▶ **Aim of the task**
From the first line of the data below through the line holding "hlen, vlen = 216, 130", output each line exactly and leave the pictures out.

— begin —

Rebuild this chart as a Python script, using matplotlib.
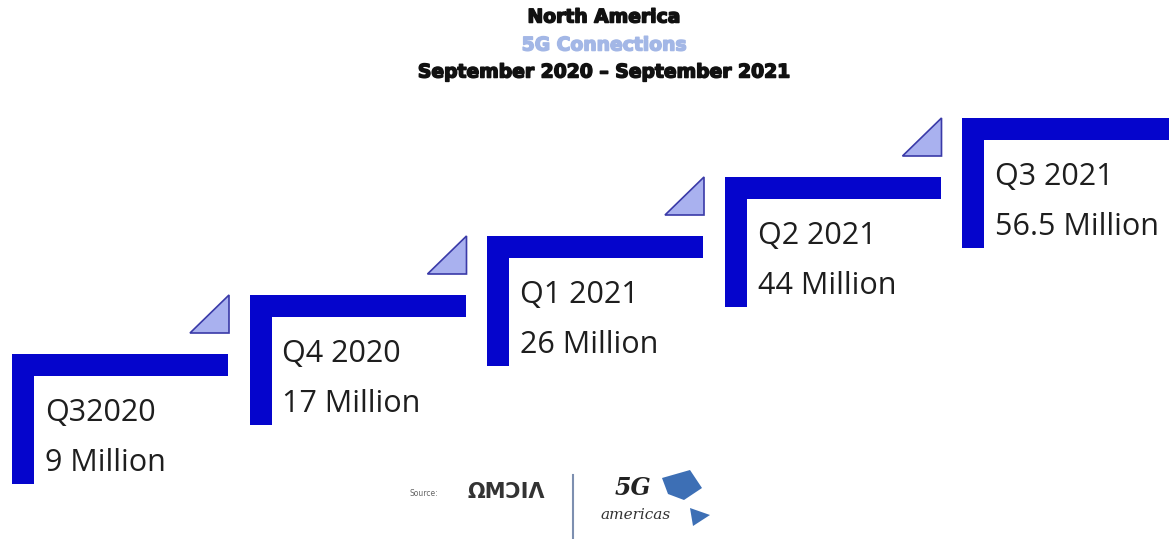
import matplotlib.pyplot as plt
import matplotlib.patheffects as pe
from matplotlib.patches import Rectangle, Polygon

# quarterly 5G connections, North America
quarters = ['Q32020', 'Q4 2020', 'Q1 2021', 'Q2 2021', 'Q3 2021']
connections = [9, 17, 26, 44, 56.5]  # millions

BAR = '#0505cc'
TRI_FILL = '#a9b1ef'
TRI_EDGE = '#3a3aa8'

fig = plt.figure(figsize=(11.69, 5.39), dpi=100)
ax = fig.add_axes([0, 0, 1, 1])
ax.set_xlim(0, 1169)
ax.set_ylim(539, 0)
ax.axis('off')

# staircase layout (pixels)
x0, y0 = 12, 354
dx, dy = 237.5, -59
thick = 22
hlen, vlen = 216, 130

for i, (q, v) in enumerate(zip(quarters, connections)):
    left = x0 + i * dx
    top = y0 + i * dy
    w = hlen if i < len(quarters) - 1 else 1169 - left + 5
    ax.add_patch(Rectangle((left, top), w, thick, color=BAR, lw=0))
    ax.add_patch(Rectangle((left, top), thick, vlen, color=BAR, lw=0))
    val = f'{v:g} Million'
    ax.text(left + 33, top + 67, q, fontsize=22, family='Open Sans',
            color='#1e1e1e', va='baseline', ha='left')
    ax.text(left + 33, top + 117, val, fontsize=22, family='Open Sans',
            color='#1e1e1e', va='baseline', ha='left')
    if i < len(quarters) - 1:
        r = left + 217
        b = top - 21
        ax.add_patch(Polygon([(r - 39, b), (r, b - 38), (r, b)], closed=True,
                             facecolor=TRI_FILL, edgecolor=TRI_EDGE, lw=1.2))

# titles
heavy = lambda c: [pe.withStroke(linewidth=1.1, foreground=c)]
ax.text(604, 17, 'North America', ha='center', va='center', fontsize=13.5,
        fontweight='heavy', color='#111111', path_effects=heavy('#111111'))
ax.text(604, 45, '5G Connections', ha='center', va='center', fontsize=13.5,
        fontweight='heavy', color='#a3b7e6', path_effects=heavy('#a3b7e6'))
ax.text(604, 72, 'September 2020 \u2013 September 2021', ha='center',
        va='center', fontsize=13.5, fontweight='heavy', color='#111111',
        path_effects=heavy('#111111'))

# footer
ax.text(410, 493, 'Source:', ha='left', va='center', fontsize=5.5,
        color='#666666')
ax.text(468, 492, '\u03a9M\u0186I\u039b', ha='left', va='center', fontsize=15,
        fontweight='bold', color='#333333')
ax.plot([573, 573], [475, 539], color='#7d8fb0', lw=1.5)
ax.text(633, 488, '5G', ha='center', va='center', fontsize=17, style='italic',
        fontweight='bold', color='#222222', family='DejaVu Serif')
ax.text(636, 515, 'americas', ha='center', va='center', fontsize=11,
        style='italic', color='#333333', family='DejaVu Serif')
ax.add_patch(Polygon([(662, 478), (690, 470), (702, 488), (684, 500), (668, 494)],
                     closed=True, facecolor='#3d6fb5', edgecolor='none'))
ax.add_patch(Polygon([(690, 508), (710, 515), (693, 526)], closed=True,
                     facecolor='#3d6fb5', edgecolor='none'))

fig.savefig('out.png', dpi=100)
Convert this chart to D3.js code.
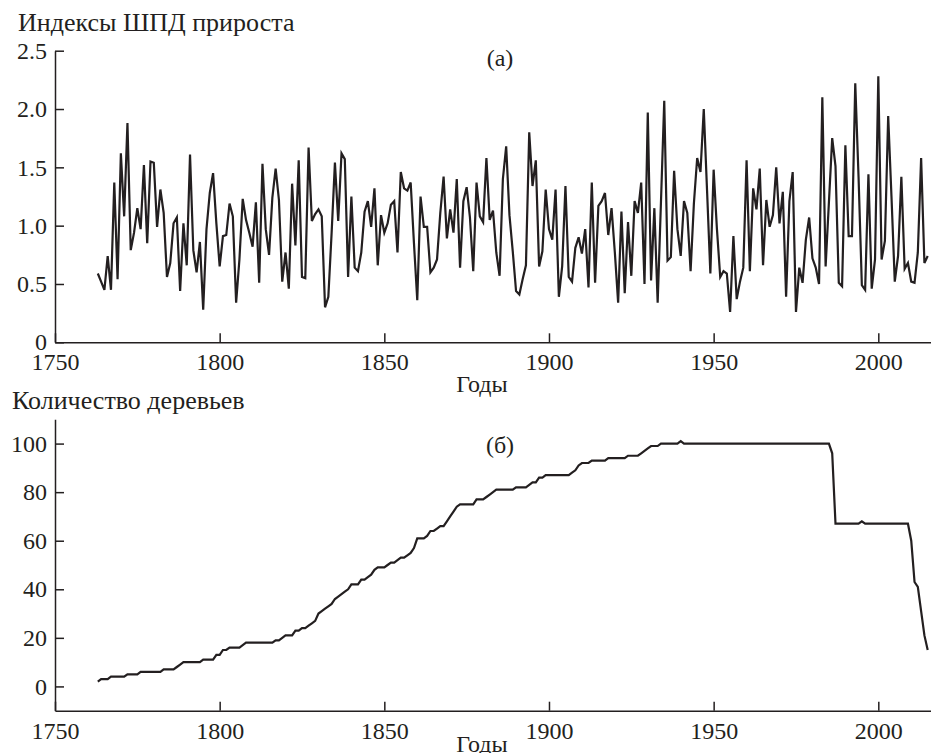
<!DOCTYPE html>
<html>
<head>
<meta charset="utf-8">
<script src="https://cdn.jsdelivr.net/npm/d3@7"></script>
<style>
  body { margin: 0; background: #fff; }
  svg text { font-family: "Liberation Serif", "Tinos", "Times New Roman", "DejaVu Serif", serif; }
  .axis path, .axis line { stroke: #231f20; stroke-width: 1.5; }
  .axis text { font-size: 24px; fill: #231f20; }
  .lbl { font-size: 24px; fill: #231f20; }
  .title { font-size: 26px; fill: #231f20; }
</style>
</head>
<body>
<div id="chart"></div>
<script>
// --- data: (a) ring width indices, (б) number of trees, years 1763–2015
const firstYear = 1763;

const indexValues = [
  0.59, 0.52, 0.45, 0.74, 0.45, 1.37, 0.54, 1.62, 1.08, 1.88,  // 1763-1772
  0.79, 0.94, 1.15, 0.97, 1.52, 0.85, 1.55, 1.54, 0.99, 1.31,  // 1773-1782
  1.11, 0.56, 0.68, 1.02, 1.07, 0.44, 1.02, 0.66, 1.61, 0.79,  // 1783-1792
  0.60, 0.86, 0.28, 0.97, 1.28, 1.45, 1.02, 0.65, 0.91, 0.92,  // 1793-1802
  1.19, 1.08, 0.34, 0.71, 1.23, 1.05, 0.94, 0.82, 1.20, 0.51,  // 1803-1812
  1.53, 0.97, 0.75, 1.24, 1.49, 1.22, 0.52, 0.77, 0.46, 1.36,  // 1813-1822
  0.83, 1.56, 0.56, 0.55, 1.67, 1.04, 1.10, 1.14, 1.08, 0.30,  // 1823-1832
  0.39, 0.94, 1.54, 1.04, 1.62, 1.57, 0.56, 1.25, 0.64, 0.61,  // 1833-1842
  0.77, 1.12, 1.21, 0.99, 1.32, 0.66, 1.09, 0.94, 1.02, 1.18,  // 1843-1852
  1.21, 0.77, 1.46, 1.32, 1.30, 1.37, 0.85, 0.36, 1.25, 0.99,  // 1853-1862
  0.99, 0.60, 0.64, 0.71, 1.11, 1.42, 0.89, 1.14, 0.94, 1.40,  // 1863-1872
  0.64, 1.21, 1.33, 1.07, 0.61, 1.37, 1.08, 1.03, 1.58, 1.05,  // 1873-1882
  1.13, 0.77, 0.57, 1.40, 1.68, 1.09, 0.78, 0.44, 0.41, 0.54,  // 1883-1892
  0.66, 1.80, 1.34, 1.56, 0.65, 0.78, 1.31, 0.97, 0.88, 1.31,  // 1893-1902
  0.39, 0.65, 1.34, 0.56, 0.52, 0.81, 0.90, 0.76, 0.97, 0.47,  // 1903-1912
  1.37, 0.51, 1.17, 1.21, 1.28, 0.92, 1.15, 0.77, 0.34, 1.12,  // 1913-1922
  0.42, 1.03, 0.57, 1.21, 1.11, 1.37, 0.50, 1.97, 0.53, 1.15,  // 1923-1932
  0.34, 1.20, 2.07, 0.70, 0.73, 1.47, 0.97, 0.74, 1.21, 1.11,  // 1933-1942
  0.61, 1.19, 1.58, 1.46, 2.00, 1.30, 0.59, 1.48, 0.97, 0.56,  // 1943-1952
  0.61, 0.59, 0.26, 0.91, 0.37, 0.52, 0.64, 1.56, 0.61, 1.32,  // 1953-1962
  1.14, 1.49, 0.66, 1.22, 0.99, 1.09, 1.50, 1.02, 1.29, 0.39,  // 1963-1972
  1.21, 1.46, 0.26, 0.64, 0.51, 0.88, 1.07, 0.72, 0.64, 0.50,  // 1973-1982
  2.10, 0.65, 1.20, 1.75, 1.51, 0.51, 0.48, 1.69, 0.91, 0.91,  // 1983-1992
  2.22, 1.42, 0.49, 0.45, 1.44, 0.46, 0.71, 2.28, 0.71, 0.87,  // 1993-2002
  1.94, 1.25, 0.52, 0.74, 1.42, 0.63, 0.68, 0.52, 0.51, 0.77,  // 2003-2012
  1.58, 0.68, 0.74                                             // 2013-2015
];

const treeCounts = [
  2, 3, 3, 3, 4, 4, 4, 4, 4, 5,             // 1763-1772
  5, 5, 5, 6, 6, 6, 6, 6, 6, 6,             // 1773-1782
  7, 7, 7, 7, 8, 9, 10, 10, 10, 10,         // 1783-1792
  10, 10, 11, 11, 11, 11, 13, 13, 15, 15,   // 1793-1802
  16, 16, 16, 16, 17, 18, 18, 18, 18, 18,   // 1803-1812
  18, 18, 18, 18, 19, 19, 20, 21, 21, 21,   // 1813-1822
  23, 23, 24, 24, 25, 26, 27, 30, 31, 32,   // 1823-1832
  33, 34, 36, 37, 38, 39, 40, 42, 42, 42,   // 1833-1842
  44, 44, 45, 46, 48, 49, 49, 49, 50, 51,   // 1843-1852
  51, 52, 53, 53, 54, 55, 57, 61, 61, 61,   // 1853-1862
  62, 64, 64, 65, 66, 66, 68, 70, 72, 74,   // 1863-1872
  75, 75, 75, 75, 75, 77, 77, 77, 78, 79,   // 1873-1882
  80, 81, 81, 81, 81, 81, 81, 82, 82, 82,   // 1883-1892
  82, 83, 84, 84, 86, 86, 87, 87, 87, 87,   // 1893-1902
  87, 87, 87, 87, 88, 89, 91, 92, 92, 92,   // 1903-1912
  93, 93, 93, 93, 93, 94, 94, 94, 94, 94,   // 1913-1922
  94, 95, 95, 95, 95, 96, 97, 98, 99, 99,   // 1923-1932
  99, 100, 100, 100, 100, 100, 100, 101, 100, 100, // 1933-1942
  100, 100, 100, 100, 100, 100, 100, 100, 100, 100, // 1943-1952
  100, 100, 100, 100, 100, 100, 100, 100, 100, 100, // 1953-1962
  100, 100, 100, 100, 100, 100, 100, 100, 100, 100, // 1963-1972
  100, 100, 100, 100, 100, 100, 100, 100, 100, 100, // 1973-1982
  100, 100, 100, 96, 67, 67, 67, 67, 67, 67,      // 1983-1992
  67, 67, 68, 67, 67, 67, 67, 67, 67, 67,         // 1993-2002
  67, 67, 67, 67, 67, 67, 67, 60, 43, 41,         // 2003-2012
  31, 21, 15                                      // 2013-2015
];

const xTicks = [1750, 1800, 1850, 1900, 1950, 2000];
const indexTicks = [0, 0.5, 1.0, 1.5, 2.0, 2.5];
const treeTicks = [0, 20, 40, 60, 80, 100];

// --- layout
const W = 931, H = 753;
const left = 55, right = 931;
const serif = '"Liberation Serif", "Tinos", "Times New Roman", "DejaVu Serif", serif';

const svg = d3.select("#chart").append("svg")
  .attr("width", W)
  .attr("height", H)
  .style("display", "block");

const x = d3.scaleLinear().domain([1750, 2016]).range([left, right]);

function panel(opts) {
  const y = d3.scaleLinear().domain(opts.domain).range([opts.bottom, opts.top]);
  const data = opts.values.map((v, i) => ({ year: firstYear + i, v }));

  svg.append("g")
    .attr("class", "axis")
    .attr("transform", `translate(${left},0)`)
    .call(d3.axisLeft(y).tickValues(opts.ticks).tickFormat(opts.fmt)
      .tickSizeInner(-9).tickSizeOuter(0).tickPadding(8))
    .attr("font-family", serif);

  svg.append("g")
    .attr("class", "axis")
    .attr("transform", `translate(0,${opts.bottom})`)
    .call(d3.axisBottom(x).tickValues(xTicks).tickFormat(d3.format("d"))
      .tickSizeInner(-9).tickSizeOuter(0).tickPadding(11))
    .attr("font-family", serif);

  svg.append("path")
    .datum(data)
    .attr("fill", "none")
    .attr("stroke", "#231f20")
    .attr("stroke-width", 2.2)
    .attr("d", d3.line().x(d => x(d.year)).y(d => y(d.v)));

  svg.append("text").attr("class", "title")
    .attr("font-family", serif)
    .attr("x", opts.titleX).attr("y", opts.titleY)
    .text(opts.title);

  svg.append("text").attr("class", "lbl")
    .attr("font-family", serif)
    .attr("x", 500).attr("y", opts.tagY)
    .attr("text-anchor", "middle")
    .text(opts.tag);

  svg.append("text").attr("class", "lbl")
    .attr("font-family", serif)
    .attr("x", 482).attr("y", opts.xLabelY)
    .attr("text-anchor", "middle")
    .text("Годы");
}

panel({
  values: indexValues, domain: [0, 2.5], top: 50.7, bottom: 342.3,
  ticks: indexTicks, fmt: d => d === 0 ? "0" : d3.format(".1f")(d),
  title: "Индексы ШПД прироста", titleX: 18, titleY: 31,
  tag: "(a)", tagY: 66, xLabelY: 392
});

panel({
  values: treeCounts, domain: [-10, 110], top: 419.3, bottom: 710.7,
  ticks: treeTicks, fmt: d3.format("d"),
  title: "Количество деревьев", titleX: 12, titleY: 409,
  tag: "(б)", tagY: 453, xLabelY: 752
});
</script>
</body>
</html>
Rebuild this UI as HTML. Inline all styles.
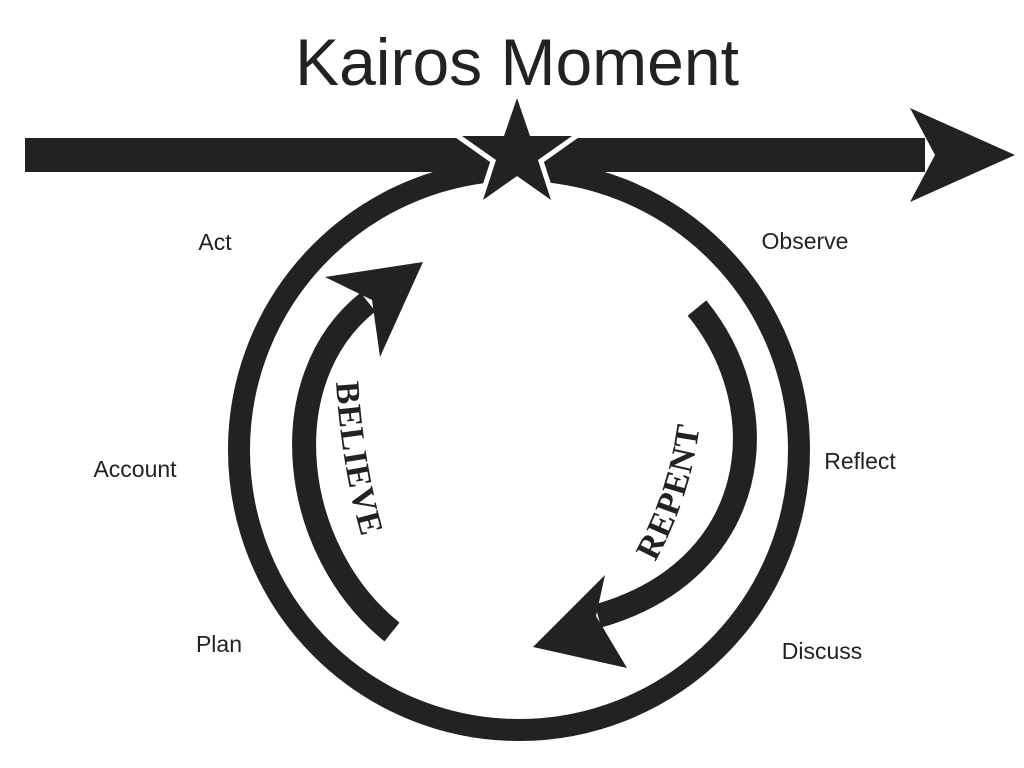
<!DOCTYPE html>
<html><head><style>
html,body{margin:0;padding:0;background:#fff;}
svg{display:block;}
</style></head><body>
<svg width="1024" height="768" viewBox="0 0 1024 768" xmlns="http://www.w3.org/2000/svg">
<rect width="1024" height="768" fill="#fff"/>
<text x="517" y="85" text-anchor="middle" font-family="Liberation Sans, sans-serif" font-size="66" fill="#222">Kairos Moment</text>
<rect x="25" y="138" width="900" height="34" fill="#222"/>
<polygon points="1015,155 910,108 935,155 910,202" fill="#222"/>
<circle cx="519" cy="450" r="280" fill="none" stroke="#222" stroke-width="22"/>
<polygon points="517,98 530,136 572,136 538,160 551,200 517,176 483,200 496,160 462,136 504,136" fill="#222" stroke="#fff" stroke-width="10" stroke-linejoin="miter"/>
<polygon points="517,98 530,136 572,136 538,160 551,200 517,176 483,200 496,160 462,136 504,136" fill="#222"/>
<path d="M392,632 C 290,550 270,380 368,302" fill="none" stroke="#222" stroke-width="24"/>
<polygon points="423,262 325,277 372,300 380,357" fill="#222"/>
<path d="M697,308 C 780,410 760,570 598,616" fill="none" stroke="#222" stroke-width="24"/>
<polygon points="533,647 605,575 596,616 627,668" fill="#222"/>
<defs>
<path id="bp" d="M336,382 Q 343,490 374,575"/>
<path id="rp" d="M655,562 Q 700,480 703,385"/>
</defs>
<text font-family="Liberation Serif, serif" font-weight="bold" font-size="34" fill="#222" letter-spacing="1"><textPath href="#bp">BELIEVE</textPath></text>
<text font-family="Liberation Serif, serif" font-weight="bold" font-size="34" fill="#222" letter-spacing="1"><textPath href="#rp">REPENT</textPath></text>
<g font-family="Liberation Sans, sans-serif" font-size="23" fill="#222" text-anchor="middle">
<text x="215" y="250">Act</text>
<text x="805" y="249">Observe</text>
<text x="135" y="477">Account</text>
<text x="860" y="469">Reflect</text>
<text x="219" y="652">Plan</text>
<text x="822" y="659">Discuss</text>
</g>
</svg>
</body></html>
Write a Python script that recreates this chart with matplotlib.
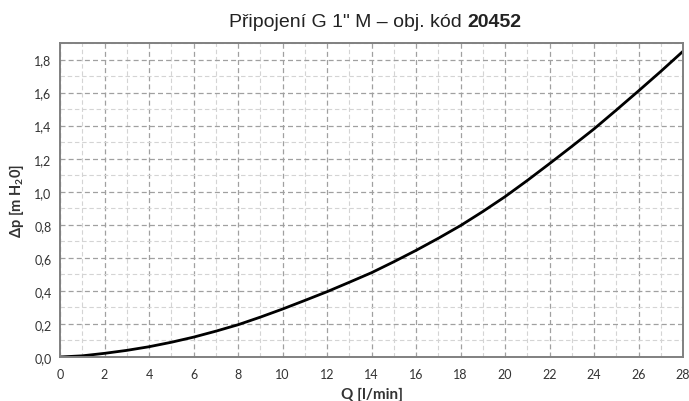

— end —

▶ **Exercise solution**
Rebuild this chart as a Python script, using matplotlib.
import matplotlib.pyplot as plt
import matplotlib.patheffects as pe
from matplotlib.patches import Rectangle, Polygon

# quarterly 5G connections, North America
quarters = ['Q32020', 'Q4 2020', 'Q1 2021', 'Q2 2021', 'Q3 2021']
connections = [9, 17, 26, 44, 56.5]  # millions

BAR = '#0505cc'
TRI_FILL = '#a9b1ef'
TRI_EDGE = '#3a3aa8'

fig = plt.figure(figsize=(11.69, 5.39), dpi=100)
ax = fig.add_axes([0, 0, 1, 1])
ax.set_xlim(0, 1169)
ax.set_ylim(539, 0)
ax.axis('off')

# staircase layout (pixels)
x0, y0 = 12, 354
dx, dy = 237.5, -59
thick = 22
hlen, vlen = 216, 130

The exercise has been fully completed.